Retirees who started exploring cooking before retirement had years to develop their skills and preferences.

They knew what they enjoyed making, what their kitchen could handle, which techniques worked for them.

Food becomes a creative outlet that also serves a practical function.

7) Writing or journaling

Writing helps you track patterns in your thoughts and behavors.

It creates a record of your growth that you can look back on when you forget how far you’ve come.

For retirees, it provides a way to process the identity shift that comes with leaving work.

The ones who already had an established writing practice navigated that transition more smoothly.

They had a tool for making sense of their experience rather than just reacting to it.

Fifteen minutes in the morning with a notebook.

That’s all it takes to start.

8) Music appreciation or playing an instrument

The final pattern among happy retirees is some form of musical engagement.

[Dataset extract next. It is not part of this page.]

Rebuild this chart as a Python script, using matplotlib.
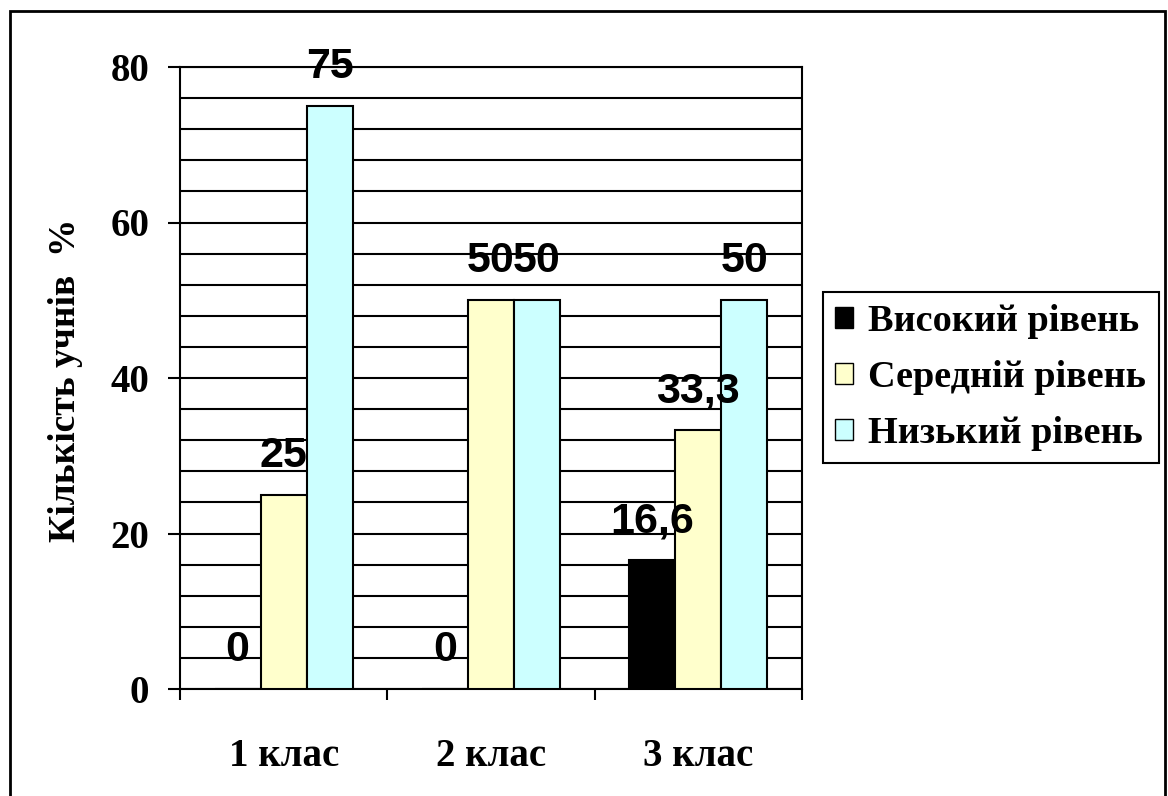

Listening intentionally to music, learning an instrument, singing in a choir, attending local concerts.

Music engages your brain uniquely and provides emotional regulation in ways that talking or thinking can’t match.

Lower-middle-class retirees who developed musical hobbies before retirement had built-in social opportunities through community bands, choirs, or music groups.

These activities typically cost little to nothing but provide rich connection.

Final thoughts

Retirement happiness isn’t about having enough money, though financial security certainly helps.

It’s about knowing who you are beyond your job title and paycheck.

The happiest lower-middle-class retirees built that identity long before their last day of work.

They cultivated interests that gave them purpose, connection, and joy independent of their employment status.

You don’t need to start all eight hobbies tomorrow.

Pick one or two that genuinely appeal to you and commit to them for six months.

See what shifts when you have parts of your life that exist entirely for your own fulfillment.

The version of you who retires someday is depending on the choices you make today.

What kind of foundation are you building?